Owned and operated by the Army Corps of Engineers, the lock complex at Sault Ste Marie, Michigan (“Soo Locks”) enables ships to navigate the St. Marys River, which connects Lake Superior to the lower four Great Lakes and St. Lawrence Seaway. Congress has authorized construction of a new large lock at the Soo. The project is currently under construction and Congress has already appropriated $411 million for that purpose.

AGLPA Position:

Congress should appropriate $483.2 million in the FY2022 Energy and Water Development Appropriations Bill to fund the fourth-year of construction of the new navigation lock at Sault Ste. Marie, Michigan.

Additional Background:

Owned and operated by the Army Corps of Engineers, the lock complex at Sault Ste Marie, Michigan (“Soo Locks”) enables ships to navigate the St. Marys River, which connects Lake Superior to the lower four Great Lakes and St. Lawrence Seaway. Although a number of navigation locks have been constructed on the St. Marys River since the 1800s, today the Corps of Engineers maintains two operating locks that lift or lower ships a total of 21 feet. Opened in 1943, the MacArthur Lock measures 800 feet long, 80 feet wide, and 29.5 feet deep. Opened in 1968, the Poe Lock measures 1200 feet long x 110 feet wide x 32 feet deep.

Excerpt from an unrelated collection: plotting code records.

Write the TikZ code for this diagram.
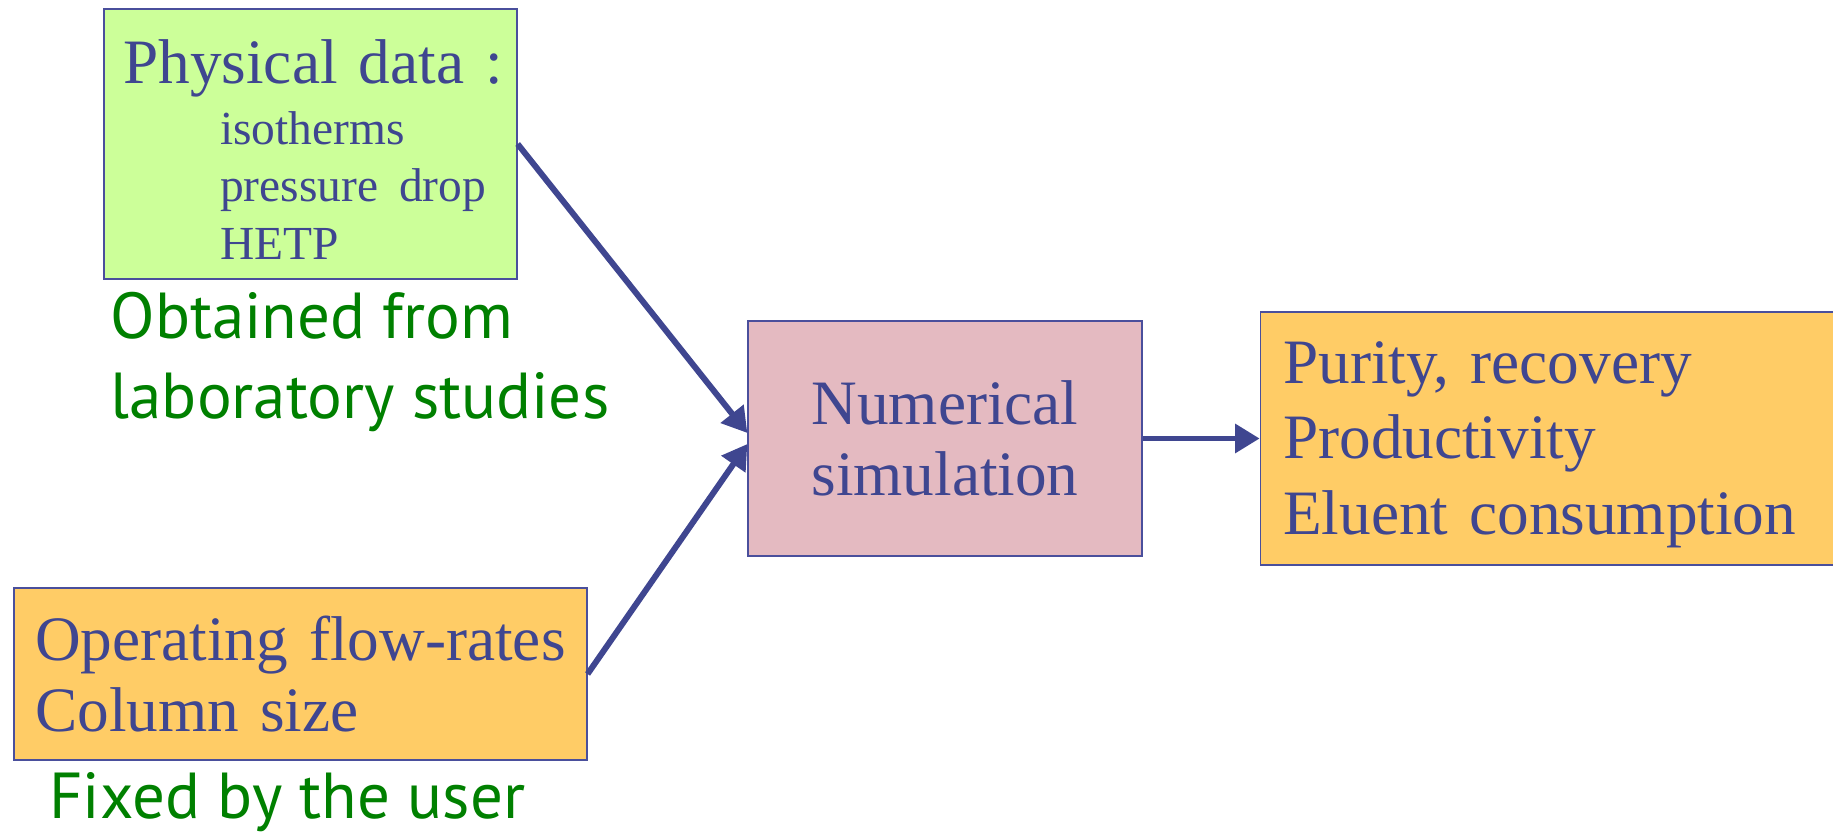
\documentclass[tikz,border=0pt]{standalone}
\usepackage{fontspec}
\setmainfont{Liberation Serif}
\newfontfamily\notefont{PT Sans}
\usetikzlibrary{arrows.meta, positioning, calc}
\definecolor{ink}{HTML}{3F4690}
\definecolor{edgec}{HTML}{4A4F9C}
\definecolor{dataFill}{HTML}{CCFF99}
\definecolor{userFill}{HTML}{FFCC66}
\definecolor{simFill}{HTML}{E4BAC1}
\definecolor{noteGreen}{HTML}{008000}
\tikzset{
  box/.style={draw=edgec, line width=0.8pt, text=ink, align=left, font=\fontsize{36}{43}\selectfont,
    inner ysep=0pt},
  note/.style={font=\notefont\fontsize{37}{45.5}\selectfont, text=noteGreen, align=left, inner sep=0pt},
  arr/.style={-{Triangle[length=14pt, width=16pt]}, draw=ink, line width=3.4pt},
}
\begin{document}
\begin{tikzpicture}[x=0.02cm, y=0.02cm]
  \useasboundingbox (0,0) rectangle (1833,835);
  % what goes in
  \node[box, fill=dataFill, text width=213pt, inner xsep=11pt, minimum height=153.6pt] (data) at (310.5,691)
    {\rule{0pt}{31pt}\mbox{Physical data :}\\[2.5pt]
     \fontsize{27}{32.5}\selectfont\hspace*{55pt}isotherms\\
     \hspace*{55pt}pressure drop\\
     \hspace*{55pt}HETP\par};
  \node[note, anchor=north west] (lab) at ($(data.south west)+(7,-12)$) {Obtained from\\laboratory studies};
  \node[box, fill=userFill, text width=302pt, inner xsep=12pt, minimum height=97.9pt] (user) at (300.5,161)
    {Operating flow-rates\\[-2.5pt]Column size};
  \node[note, anchor=base west] (fixed) at (49,16) {Fixed by the user};
  % the model
  \node[box, fill=simFill, align=center, minimum width=224.2pt, minimum height=133.7pt] (sim) at (945,396.5)
    {Numerical\\[-2.5pt]simulation};
  % what comes out
  \node[box, fill=userFill, text width=307pt, inner xsep=13pt, minimum height=144pt, right=66.6pt of sim] (out)
    {\rule{0pt}{31pt}Purity, recovery\\Productivity\\Eluent consumption};
  % arrows
  \draw[arr] (data.east) -- ($(sim.west)+(0,5.5)$);
  \draw[arr] (user.east) -- ($(sim.west)+(0,-5.5)$);
  \draw[arr] (sim.east) -- (out.west);
\end{tikzpicture}
\end{document}
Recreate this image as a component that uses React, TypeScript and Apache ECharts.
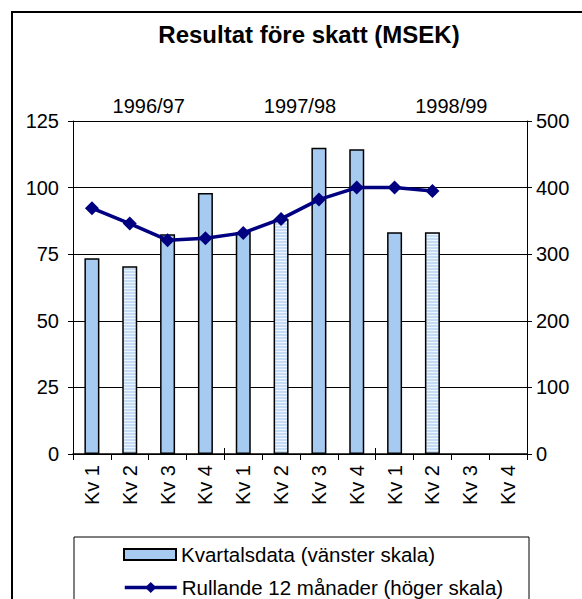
import React, { useEffect, useRef } from "react";
import * as echarts from "echarts";

const quarters = ["Kv 1", "Kv 2", "Kv 3", "Kv 4", "Kv 1", "Kv 2", "Kv 3", "Kv 4", "Kv 1", "Kv 2", "Kv 3", "Kv 4"];
const years = ["1996/97", "1997/98", "1998/99"];
const quarterly = [73.5, 70.5, 82.5, 98, 83.3, 88.2, 115, 114.4, 83.2, 83.2, null, null];
const rolling = [369, 346, 321, 324, 332, 353, 382, 400, 400, 395, null, null];
const striped = [false, true, false, false, false, true, false, false, false, true, false, false];

const FONT = "Liberation Sans, Arial, sans-serif";
const BAR_NAME = "Kvartalsdata (vänster skala)";
const LINE_NAME = "Rullande 12 månader (höger skala)";

function makePattern(): HTMLCanvasElement {
  const c = document.createElement("canvas");
  c.width = 4;
  c.height = 3;
  const ctx = c.getContext("2d")!;
  ctx.fillStyle = "#c4dbf5";
  ctx.fillRect(0, 0, 4, 3);
  ctx.fillStyle = "#eef5fd";
  ctx.fillRect(0, 0, 4, 1);
  return c;
}

export default function App() {
  const ref = useRef<HTMLDivElement>(null);
  useEffect(() => {
    if (!ref.current) return;
    const chart = echarts.init(ref.current, undefined, { renderer: "svg" });
    const pattern = makePattern();
    const barData = quarterly.map((v, i) =>
      v == null
        ? "-"
        : striped[i]
        ? { value: v, itemStyle: { color: { image: pattern, repeat: "repeat" } } }
        : v
    );
    const legendText = { fontFamily: FONT, fontSize: 20.5, color: "#000" };
    chart.setOption({
      animation: false,
      backgroundColor: "#ffffff",
      textStyle: { fontFamily: FONT },
      title: {
        text: "Resultat före skatt (MSEK)",
        left: 304,
        textAlign: "center",
        top: 17,
        textStyle: { fontFamily: FONT, fontSize: 24, fontWeight: "bold", color: "#000" },
      },
      graphic: [
        {
          type: "rect",
          shape: { x: 12, y: 12, width: 600, height: 600 },
          style: { fill: "none", stroke: "#000", lineWidth: 2 },
          z: 100,
          silent: true,
        },
        {
          type: "rect",
          shape: { x: 74, y: 537, width: 455, height: 80 },
          style: { fill: "none", stroke: "#000", lineWidth: 1 },
          z: 10,
          silent: true,
        },
      ],
      legend: [
        {
          left: 118,
          top: 539,
          itemWidth: 52,
          itemHeight: 11,
          itemGap: 7,
          textStyle: legendText,
          data: [{ name: BAR_NAME, icon: "rect" }],
        },
        {
          left: 118,
          top: 572,
          itemWidth: 52,
          itemHeight: 14,
          textStyle: legendText,
          lineStyle: { width: 3.5, color: "#000080" },
          data: [{ name: LINE_NAME }],
        },
      ],
      grid: { left: 73, right: 55, top: 121, bottom: 145, containLabel: false },
      xAxis: [
        {
          type: "category",
          data: quarters,
          position: "bottom",
          boundaryGap: true,
          axisLine: { lineStyle: { color: "#000", width: 1 } },
          axisTick: { show: true, length: 6, lineStyle: { color: "#000" } },
          axisLabel: { rotate: 90, margin: 11, fontSize: 20, color: "#000", fontFamily: FONT, interval: 0 },
        },
        {
          type: "category",
          data: years,
          position: "top",
          boundaryGap: true,
          axisLine: { lineStyle: { color: "#000", width: 1.5 } },
          axisTick: { show: true, length: 6, lineStyle: { color: "#000" } },
          axisLabel: { margin: 5, fontSize: 20, color: "#000", fontFamily: FONT },
        },
      ],
      yAxis: [
        {
          type: "value",
          min: 0,
          max: 125,
          interval: 25,
          position: "left",
          axisLine: { show: true, lineStyle: { color: "#000", width: 1 } },
          axisTick: { show: true, length: 5, lineStyle: { color: "#000" } },
          axisLabel: { margin: 14, fontSize: 20, color: "#000", fontFamily: FONT },
          splitLine: { show: true, lineStyle: { color: "#000", width: 1 } },
        },
        {
          type: "value",
          min: 0,
          max: 500,
          interval: 100,
          position: "right",
          axisLine: { show: true, lineStyle: { color: "#000", width: 1 } },
          axisTick: { show: true, length: 5, lineStyle: { color: "#000" } },
          axisLabel: { margin: 9, fontSize: 20, color: "#000", fontFamily: FONT },
          splitLine: { show: false },
        },
        {
          type: "value",
          min: 0,
          max: 500,
          interval: 100,
          position: "right",
          axisLine: { show: false },
          axisTick: { show: true, inside: true, length: 5, lineStyle: { color: "#000" } },
          axisLabel: { show: false },
          splitLine: { show: false },
        },
      ],
      series: [
        {
          name: BAR_NAME,
          type: "bar",
          xAxisIndex: 0,
          yAxisIndex: 0,
          barWidth: 15,
          data: barData,
          itemStyle: { color: "#a6caf0", borderColor: "#000", borderWidth: 1.5 },
        },
        {
          name: LINE_NAME,
          type: "line",
          xAxisIndex: 0,
          yAxisIndex: 1,
          data: rolling.map((v) => (v == null ? "-" : v)),
          symbol: "diamond",
          symbolSize: 14,
          itemStyle: { color: "#000080" },
          lineStyle: { color: "#000080", width: 3.5 },
          z: 5,
        },
      ],
    });
    return () => chart.dispose();
  }, []);
  return (
    <div style={{ position: "absolute", left: 0, top: 0, width: 582, height: 599, overflow: "hidden" }}>
      <div ref={ref} style={{ position: "absolute", left: 0, top: 0, width: 582, height: 599 }} />
    </div>
  );
}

Through this critical infrastructure, Great Lakes commercial vessels carry iron ore and other raw materials that feed the nation’s steel industry, agricultural products destined for export markets, and low sulfur coal fueling the region’s electric utilities. A 2018 economic impact analysis found that maritime commerce transiting the Soo Locks support more than 123,000 jobs in the United States and Canada.

Unfortunately, the lock infrastructure is old and in need of repair and replacement.Congress originally authorized construction of a new large lock at Sault Ste Marie in the Water Resources Development Act of 1986. The project was reauthorized in 2007 and again in 2018 at a total cost of $922 million. The project is currently under construction and Congress has already appropriated $411 million for that purpose. The Corps of Engineers has estimated that its FY2022 capability (the maximum amount it can deploy during the fiscal year) for the next phase of construction is $483.2 million.